By: Steve Smith
Seven years into the bull market and there is only one main buyer that’s still driving up stock prices. We know individual investors still bear the scars of the financial crisis, and despite witnessing the major indices more than double from their 2009 lows they have been reluctant to invest. This has led to calling this “the most hated bull market ever.”
And maybe that moniker is well deserved once we drill down to look at what has been driving this bull market. Investors have clearly not been in a buying frenzy. Nor was the January sell off, which offered the 10%-15% correction that had been so elusive for the past few years, viewed as a chance to “buy-the-dip.” In fact, there is no love for stocks as money flows from equity funds have been negative over the past few weeks even as stocks rallied. So who’s been buying stocks?
The corporations themselves – in the form of buybacks. And that has been the case through most of this 7 year bull market. The graph below shows that households and retirement funds have been net sellers of stocks, even when the flow into ETFs is accounted for, over past 7 years.
And while buybacks were basically shelved for the first 5 weeks of the year during earnings season. But they are back in force with some $45 billion in repurchases over the past four weeks. If interest rates remain low we can expect 2016 to a record year for buybacks. Which is both a good and thing.
The Incredible Shrinking Stock Market
When a company buys back stock, it helps earnings per share results, since the profits are spread out over a lower denominator (shares), making the EPS look a lot bigger. As such buybacks represent a tailwind to share prices. It is estimated that the number of total shares outstanding of for S&P 500 companies has declined by 31% over the past five years. Basically, the stock market has been shrinking.
But that means companies are not investing in research, capital equipment or other items on which to build future growth. Goldman Sachs estimated that 27% of the cash companies spend in 2016 will be used for stock buybacks. That percentage is equal to what companies spent in 2015 and higher than the 25% in 2014. In total, SPY components will spend $608 billion this year on stock buybacks, even more than the $568 billion spent in last year’s zero rate environment.
William Lazonick, a professor of economics at the University of Massachusetts warns such unproductive use of capital bodes ill for the U.S. economy, stating, “in each year since 2010, corporate demand via buybacks and M&A has represented the largest source of inflow to the U.S. equity market.
And while buybacks may be a purer form of returning value to shareholders it also suggests companies can find nothing better to do with their money.

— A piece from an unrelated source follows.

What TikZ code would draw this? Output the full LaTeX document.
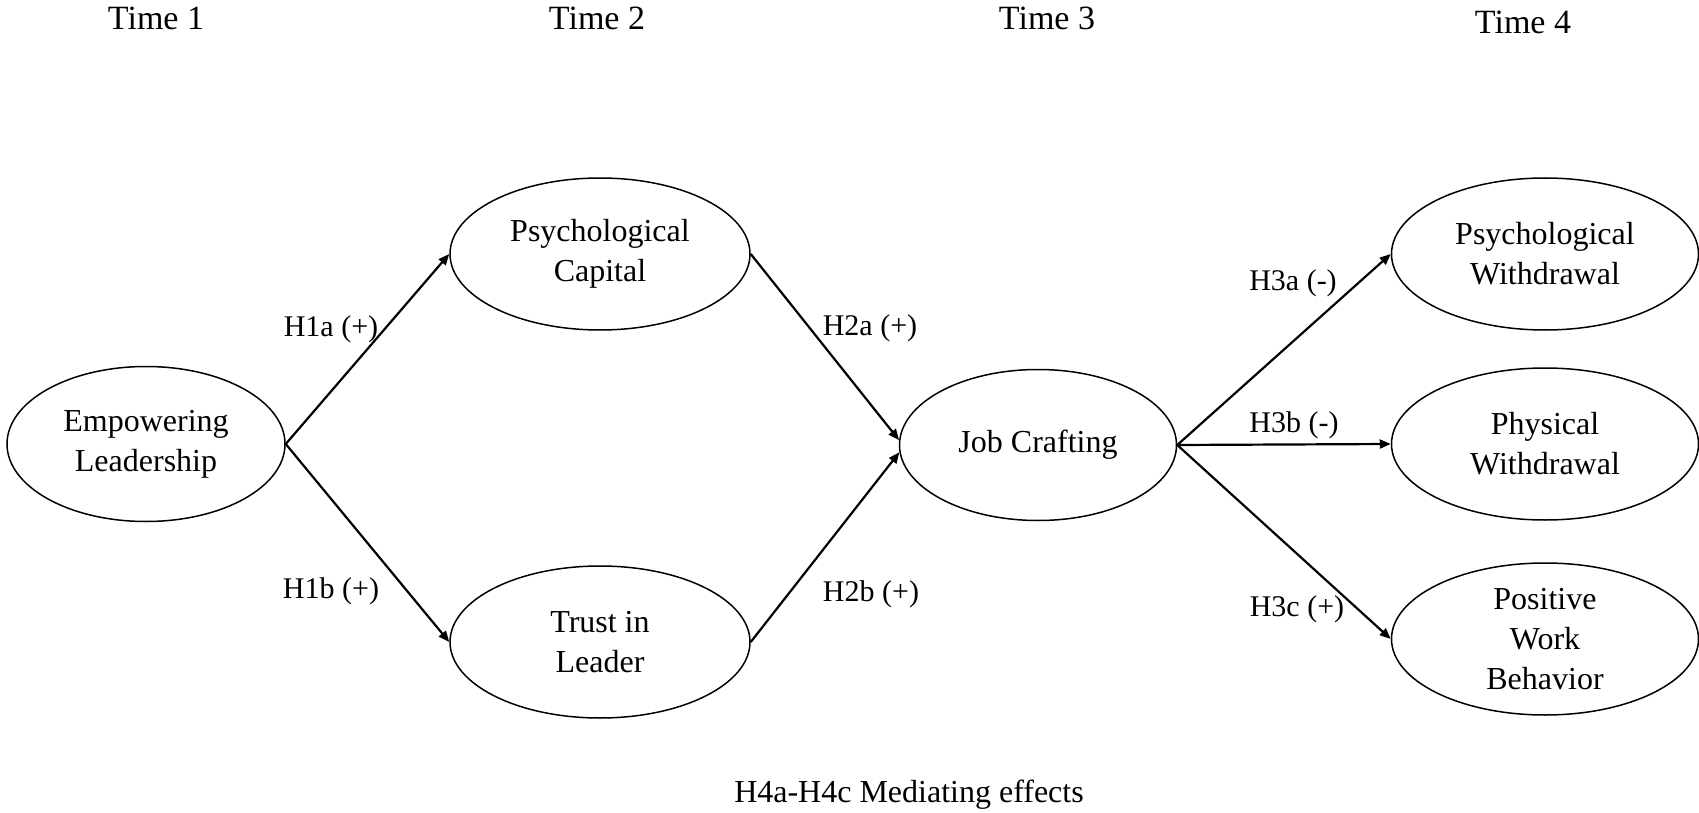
\documentclass[tikz,border=0pt]{standalone}
\usepackage{fontspec}
\setmainfont{Liberation Serif}
\newfontfamily\tnrfont{Liberation Serif}
\usetikzlibrary{arrows.meta,shapes.geometric}
\begin{document}
\begin{tikzpicture}[x=0.5pt,y=-0.5pt,
  var/.style={ellipse,draw,line width=0.75pt,inner sep=0pt,align=center,
    font=\tnrfont\fontsize{16pt}{20pt}\selectfont},
  elbox/.style={var,minimum width=139pt,minimum height=77.5pt},
  midbox/.style={var,minimum width=150pt,minimum height=76pt},
  jcbox/.style={var,minimum width=138.5pt,minimum height=75.5pt},
  outbox/.style={var,minimum width=153.5pt,minimum height=76pt},
  arr/.style={line width=1.1pt,-{Triangle[length=5.5pt,width=4.5pt]}},
  timelbl/.style={anchor=base,inner sep=0pt,font=\tnrfont\fontsize{17pt}{20pt}\selectfont},
  hyplbl/.style={anchor=base,inner sep=0pt,font=\tnrfont\fontsize{15pt}{18pt}\selectfont},
  notelbl/.style={anchor=base,inner sep=0pt,font=\tnrfont\fontsize{16pt}{20pt}\selectfont}
]
\useasboundingbox (0,0) rectangle (1699,813);

% time labels
\node[timelbl] (t1) at (156,30) {Time 1};
\node[timelbl] (t2) at (597,30) {Time 2};
\node[timelbl] (t3) at (1047,30) {Time 3};
\node[timelbl] (t4) at (1523,34) {Time 4};

% variables
\node[elbox] (EL) at (146,444) {Empowering\\Leadership};
\node[midbox] (PC) at (600,254) {Psychological\\Capital};
\node[midbox] (TL) at (600,642) {Trust in\\Leader};
\node[jcbox] (JC) at (1038,445) {Job Crafting};
\node[outbox] (PW) at (1545,254) {Psychological\\Withdrawal};
\node[outbox] (PhW) at (1545,444) {Physical\\Withdrawal};
\node[outbox] (PWB) at (1545,639) {Positive\\Work\\Behavior};

% paths
\draw[arr] (EL.east) -- (PC.west);
\draw[arr] (EL.east) -- (TL.west);
\draw[arr] (PC.east) -- (JC.178);
\draw[arr] (TL.east) -- (JC.183);
\draw[arr] (JC.east) -- (PW.west);
\draw[arr] (JC.east) -- (PhW.west);
\draw[arr] (JC.east) -- (PWB.west);

% hypothesis labels
\node[hyplbl] (h1a) at (331,336) {H1a (+)};
\node[hyplbl] (h1b) at (331,598) {H1b (+)};
\node[hyplbl] (h2a) at (870,335) {H2a (+)};
\node[hyplbl] (h2b) at (871,601) {H2b (+)};
\node[hyplbl] (h3a) at (1293,291) {H3a (-)};
\node[hyplbl] (h3b) at (1294,432) {H3b (-)};
\node[hyplbl] (h3c) at (1297,616) {H3c (+)};

\node[notelbl] (note) at (909,802) {H4a-H4c Mediating effects};
\end{tikzpicture}
\end{document}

You can see the impact buybacks and dividends have had on driving stock market returns.
Prof. Lazonick says, “instead of investing their profits in growth opportunities, corporations.” He estimated the 449 firms in the S&P 500 that were publicly listed from 2003 through 2012 “used 54% of their earnings—a total of $2.4 trillion—to buy back their own stock. Dividends absorbed an extra 37% of their earnings. That left little to fund productive capabilities or better incomes for workers.” He may not like it but there is no denying the simple math and impact it has on stock prices.
Since buybacks seem to be fact of life we might as well try to benefit from it. Here are five of some of best blue chip that will also be big buyers of their own shares:
Apple (AAPL) with its huge cash hoard is expected to remain the single biggest buyer in terms of sheer dollar amount. It contributed $35 billion of the roughly $580 billion in 2015 S&P 500 buybacks and is expected to buy another $30 billion in 2016. That’s about 5.5% of its current market capitalization.
Gilead Sciences (GILD) the big pharmaceutical company is expected to repurchase $12 billion of its own stock. Qualcomm (QCOM) has $5 billion earmarked for buybacks which is about 6.6% of its current market cap.
Coming a bit under the radar is Nike (NKE) which just launched a $12 billion buyback program to commence once the current $8 billion program ends. NKE is quite a bit lower since announcing the plan back in December. However, $12 billion is good for more than 11% of all NKE shares outstanding.
Finally, there is Alibaba (BABA) which while it has no firm plan in places most analysts expect it will almost certainly issue debt to make a large share repurchase. BABA launched a $4 billion buyback plan back in August that was supposed to be used over the course of two years. However, BABA spent nearly 70% of that $4 billion total in the two months following the buyback plan announcement. Time to dip into the well again.
But before becoming too enamored with buybacks one should consider how shares of IBM have fared. The company has been the poster child of buybacks and dividends, using nearly 75% of its free cash and shrinking its share base by 68% in just the past three years. The stock is down some 30% during that time period.